One night Malone scored an astonishing 7 goals in one game - a NHL record never equalled. On January 31st, 1920 he scored all seven goals against goaltender Ivan Mitchell of the Toronto St. Patricks (who had changed their name from Arenas this season). Quebec won the game 10-6.
The handsome Malone became hockey's answer to Babe Ruth - the superstar who they could sell to the public.
Years later Frank Selke Sr. described Malone for those of us who never got to see him play.
"He might have been the most prolific scorer of all time if they had played more games in those days. It was amazing the way Joe used to get himself in position to score. In that respected his style was similar to Gordie Howe's.
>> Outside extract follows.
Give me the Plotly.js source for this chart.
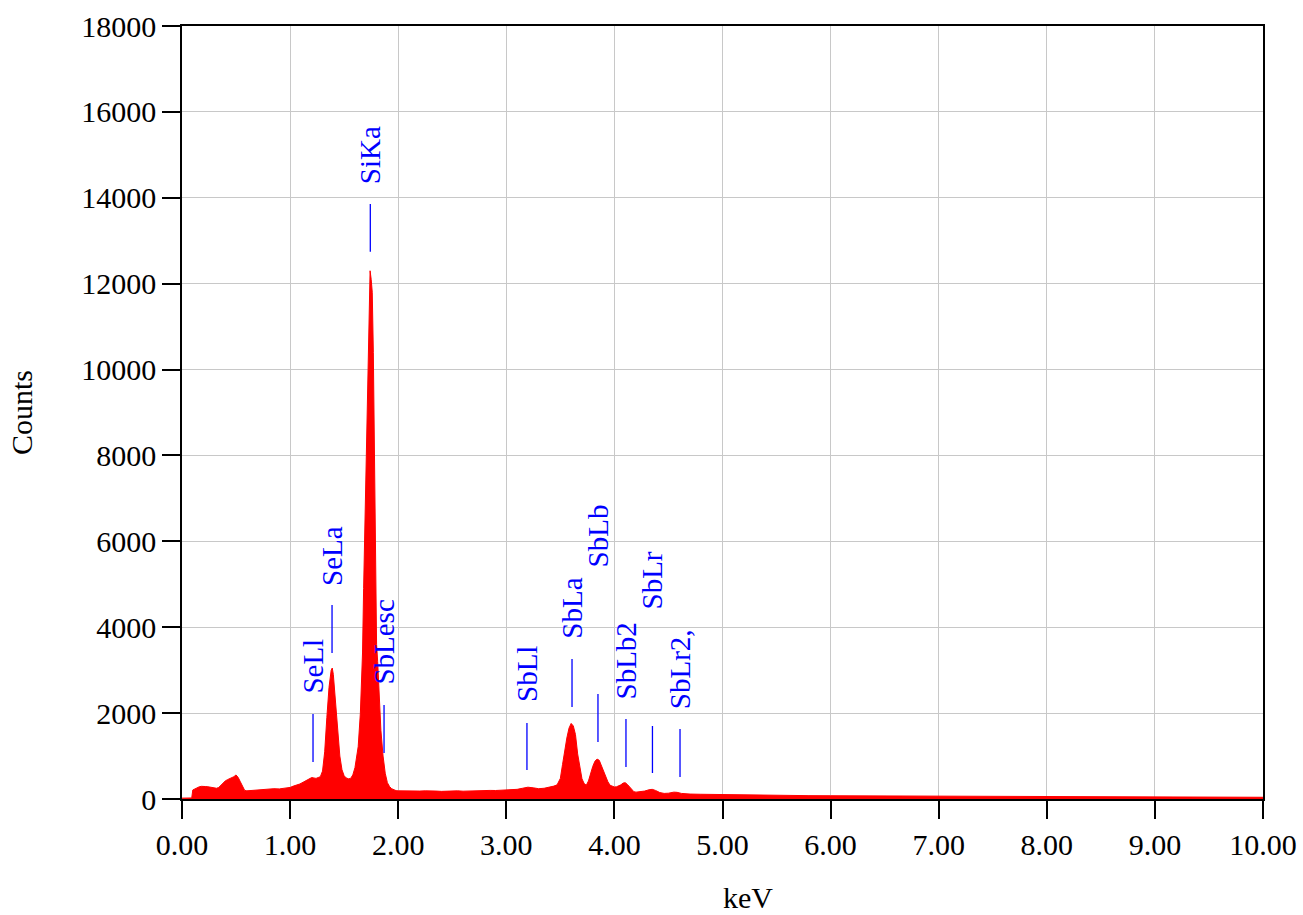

Joe was no Howie Morenz as far as speed was concerned but he was a clean player like Dave Keon and Frank Boucher. On the other hand, Joe never took a backward step from anybody."
Charles Coleman, one of the earliest hockey historians, dubbed Malone as "The Phantom."
"Malone was a tricky stick handler, deceptive skater and always a clean sportsmanlike player. He stood out in an era that was featured by rough play," he wrote.
Malone was not the only great goal scorer that season. Newsy Lalonde of the Montreal Canadiens scored 6 goals in a wild 14-7 win over Toronto on January 10th. Lalonde would finished with 36 goals.
Jack Darragh played goal scoring hero in a tight 5 game series victory over the Seattle Metropolitans of the PCHA to win the Stanley Cup.
1920 was big year for hockey outside of the professional ranks as well.
The inaugural hockey tournament at the Olympics was held - with hockey and figure skating introduced at the Summer Olympics (because the winter Olympics were not created until 1924). Canada, represented by the Winnipeg Falcons, won that tournament easily.
The Memorial Cup was also introduced to crown Canada's national junior champions. The Toronto Canoe Club won the first title.